┌──

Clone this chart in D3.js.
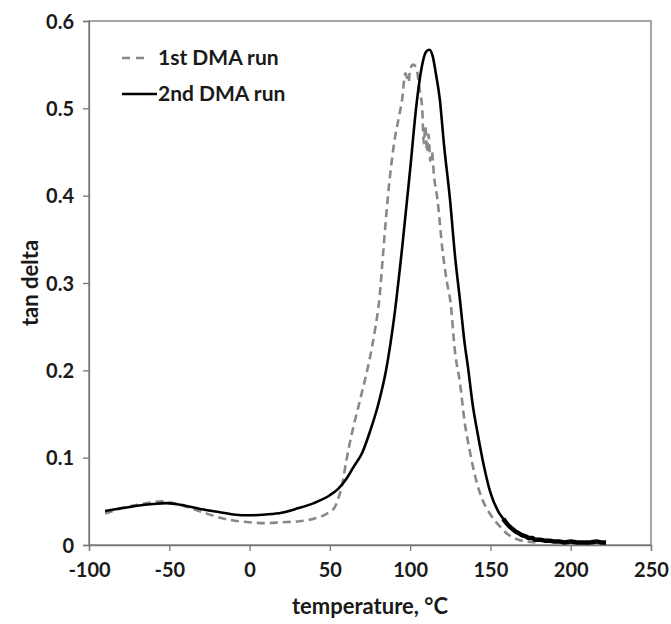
<!DOCTYPE html>
<html>
<head>
<meta charset="utf-8">
<script src="https://cdn.jsdelivr.net/npm/d3@7"></script>
<style>
  body { margin: 0; background: #fff; }
  svg text { font-family: Lato, "Open Sans", sans-serif; font-weight: bold; fill: #1a1a1a; }
</style>
</head>
<body>
<div class="chart"></div>
<script>
// 1st DMA run (dashed gray)
const run1Temp = [-90, -85, -80, -70, -60, -55, -50, -40, -30, -20, -10, 0, 10, 20, 30, 40, 45, 50, 53, 55, 58, 60, 62, 65, 68, 70, 72, 75, 78, 81, 83, 86, 90, 93, 95, 97, 99, 100, 102, 104, 106, 107.5, 108.5, 109.5, 110.5, 111.5, 112.5, 113.5, 115, 117, 120, 123, 125, 128, 131, 134, 137, 141, 145, 150, 156, 161, 166, 172, 178];
const run1Tan = [0.036, 0.039, 0.042, 0.046, 0.049, 0.050, 0.049, 0.044, 0.038, 0.032, 0.028, 0.026, 0.025, 0.026, 0.027, 0.030, 0.033, 0.038, 0.043, 0.052, 0.072, 0.094, 0.113, 0.138, 0.160, 0.175, 0.19, 0.215, 0.245, 0.285, 0.33, 0.396, 0.46, 0.49, 0.51, 0.54, 0.53, 0.545, 0.55, 0.545, 0.52, 0.50, 0.46, 0.48, 0.45, 0.47, 0.44, 0.45, 0.42, 0.396, 0.34, 0.30, 0.28, 0.22, 0.186, 0.14, 0.109, 0.075, 0.052, 0.035, 0.021, 0.012, 0.007, 0.004, 0.003];

// 2nd DMA run (solid black)
const run2Temp = [-90, -80, -70, -60, -52, -40, -30, -20, -10, 0, 10, 20, 30, 40, 50, 55, 60, 65, 70, 75, 80, 85, 90, 95, 100, 104, 107, 110, 112, 114, 116, 118.5, 121, 124.8, 128, 131, 134, 136, 139, 142, 146, 150, 155, 158, 160, 162, 164, 166, 168, 170, 172, 174, 176, 178, 181, 184, 187, 190, 193, 196, 200, 204, 208, 212, 216, 219, 222];
const run2Tan = [0.039, 0.042, 0.045, 0.047, 0.048, 0.045, 0.041, 0.038, 0.035, 0.034, 0.035, 0.037, 0.042, 0.048, 0.057, 0.064, 0.075, 0.09, 0.105, 0.13, 0.16, 0.20, 0.26, 0.34, 0.43, 0.505, 0.545, 0.565, 0.567, 0.56, 0.54, 0.51, 0.46, 0.396, 0.33, 0.281, 0.23, 0.204, 0.16, 0.128, 0.09, 0.06, 0.038, 0.030, 0.025, 0.021, 0.018, 0.015, 0.013, 0.011, 0.010, 0.008, 0.008, 0.006, 0.006, 0.005, 0.005, 0.004, 0.004, 0.003, 0.004, 0.003, 0.003, 0.003, 0.004, 0.003, 0.003];

const xTicks = [-100, -50, 0, 50, 100, 150, 200, 250];
const yTicks = [0, 0.1, 0.2, 0.3, 0.4, 0.5, 0.6];
const seriesNames = ["1st DMA run", "2nd DMA run"];

const width = 671;
const height = 624;
const margin = {top: 21, right: 20, bottom: 79, left: 89};

const svg = d3.select(".chart").append("svg")
    .attr("width", width)
    .attr("height", height);

const x = d3.scaleLinear()
    .domain([-100, 250])
    .range([margin.left, width - margin.right]);

const y = d3.scaleLinear()
    .domain([0, 0.6])
    .range([height - margin.bottom, margin.top]);

const axisColor = "#777";

// plot frame
svg.append("rect")
    .attr("x", x(-100))
    .attr("y", y(0.6))
    .attr("width", x(250) - x(-100))
    .attr("height", y(0) - y(0.6))
    .attr("fill", "none")
    .attr("stroke", axisColor)
    .attr("stroke-width", 1.3);

/* axes */
const xAxis = svg.append("g")
    .attr("transform", `translate(0, ${y(0)})`)
    .call(d3.axisBottom(x).tickValues(xTicks).tickSize(6).tickPadding(12).tickFormat(d => String(d)));

const yAxis = svg.append("g")
    .attr("transform", `translate(${x(-100)}, 0)`)
    .call(d3.axisLeft(y).tickValues(yTicks).tickSize(6).tickPadding(9).tickFormat(d => d === 0 ? "0" : d3.format(".1f")(d)));

[xAxis, yAxis].forEach(a => {
    a.select(".domain").attr("stroke", axisColor).attr("stroke-width", 1.3);
    a.selectAll(".tick line").attr("stroke", axisColor).attr("stroke-width", 1.3);
    a.selectAll("text").style("font-size", "20px").attr("fill", "#1a1a1a");
});
xAxis.selectAll("text").attr("dy", "0.71em");
yAxis.selectAll("text").attr("dy", "0.35em");

// axis titles
svg.append("text")
    .attr("x", (x(-100) + x(250)) / 2)
    .attr("y", 614)
    .attr("text-anchor", "middle")
    .style("font-size", "22px")
    .text("temperature, °C");

svg.append("text")
    .attr("transform", `translate(38, ${(y(0) + y(0.6)) / 2}) rotate(-90)`)
    .attr("text-anchor", "middle")
    .style("font-size", "22px")
    .text("tan delta");

/* lines */
const line = d3.line()
    .x(d => x(d[0]))
    .y(d => y(d[1]))
    .curve(d3.curveMonotoneX);

const run1 = run1Temp.map((t, i) => [t, run1Tan[i]]);
const run2 = run2Temp.map((t, i) => [t, run2Tan[i]]);

svg.append("path")
    .attr("d", line(run1))
    .attr("fill", "none")
    .attr("stroke", "#888")
    .attr("stroke-width", 2.6)
    .attr("stroke-dasharray", "8,5");

svg.append("path")
    .attr("d", line(run2))
    .attr("fill", "none")
    .attr("stroke", "#000")
    .attr("stroke-width", 2.6)
    .attr("stroke-linejoin", "round");

// noisy tail of the 2nd run drawn a bit heavier
svg.append("path")
    .attr("d", line(run2.filter(d => d[0] >= 158)))
    .attr("fill", "none")
    .attr("stroke", "#000")
    .attr("stroke-width", 4.5);

/* legend */
const legend = svg.append("g");
const legendY = [58, 94];

legend.append("line")
    .attr("x1", 122).attr("x2", 150)
    .attr("y1", legendY[0]).attr("y2", legendY[0])
    .attr("stroke", "#888")
    .attr("stroke-width", 2.6)
    .attr("stroke-dasharray", "8,6");

legend.append("line")
    .attr("x1", 122).attr("x2", 157)
    .attr("y1", legendY[1]).attr("y2", legendY[1])
    .attr("stroke", "#000")
    .attr("stroke-width", 2.6);

seriesNames.forEach((name, i) => {
    legend.append("text")
        .attr("x", 158)
        .attr("y", legendY[i])
        .attr("dy", "0.35em")
        .style("font-size", "21px")
        .text(name);
});
</script>
</body>
</html>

└──

Give again, exactly, the lines from the start of the data through the one holding "0.004, 0.003, 0.003];"; omit the pictures.

**REPLY:**
Clone this chart in D3.js.
<!DOCTYPE html>
<html>
<head>
<meta charset="utf-8">
<script src="https://cdn.jsdelivr.net/npm/d3@7"></script>
<style>
  body { margin: 0; background: #fff; }
  svg text { font-family: Lato, "Open Sans", sans-serif; font-weight: bold; fill: #1a1a1a; }
</style>
</head>
<body>
<div class="chart"></div>
<script>
// 1st DMA run (dashed gray)
const run1Temp = [-90, -85, -80, -70, -60, -55, -50, -40, -30, -20, -10, 0, 10, 20, 30, 40, 45, 50, 53, 55, 58, 60, 62, 65, 68, 70, 72, 75, 78, 81, 83, 86, 90, 93, 95, 97, 99, 100, 102, 104, 106, 107.5, 108.5, 109.5, 110.5, 111.5, 112.5, 113.5, 115, 117, 120, 123, 125, 128, 131, 134, 137, 141, 145, 150, 156, 161, 166, 172, 178];
const run1Tan = [0.036, 0.039, 0.042, 0.046, 0.049, 0.050, 0.049, 0.044, 0.038, 0.032, 0.028, 0.026, 0.025, 0.026, 0.027, 0.030, 0.033, 0.038, 0.043, 0.052, 0.072, 0.094, 0.113, 0.138, 0.160, 0.175, 0.19, 0.215, 0.245, 0.285, 0.33, 0.396, 0.46, 0.49, 0.51, 0.54, 0.53, 0.545, 0.55, 0.545, 0.52, 0.50, 0.46, 0.48, 0.45, 0.47, 0.44, 0.45, 0.42, 0.396, 0.34, 0.30, 0.28, 0.22, 0.186, 0.14, 0.109, 0.075, 0.052, 0.035, 0.021, 0.012, 0.007, 0.004, 0.003];

// 2nd DMA run (solid black)
const run2Temp = [-90, -80, -70, -60, -52, -40, -30, -20, -10, 0, 10, 20, 30, 40, 50, 55, 60, 65, 70, 75, 80, 85, 90, 95, 100, 104, 107, 110, 112, 114, 116, 118.5, 121, 124.8, 128, 131, 134, 136, 139, 142, 146, 150, 155, 158, 160, 162, 164, 166, 168, 170, 172, 174, 176, 178, 181, 184, 187, 190, 193, 196, 200, 204, 208, 212, 216, 219, 222];
const run2Tan = [0.039, 0.042, 0.045, 0.047, 0.048, 0.045, 0.041, 0.038, 0.035, 0.034, 0.035, 0.037, 0.042, 0.048, 0.057, 0.064, 0.075, 0.09, 0.105, 0.13, 0.16, 0.20, 0.26, 0.34, 0.43, 0.505, 0.545, 0.565, 0.567, 0.56, 0.54, 0.51, 0.46, 0.396, 0.33, 0.281, 0.23, 0.204, 0.16, 0.128, 0.09, 0.06, 0.038, 0.030, 0.025, 0.021, 0.018, 0.015, 0.013, 0.011, 0.010, 0.008, 0.008, 0.006, 0.006, 0.005, 0.005, 0.004, 0.004, 0.003, 0.004, 0.003, 0.003, 0.003, 0.004, 0.003, 0.003];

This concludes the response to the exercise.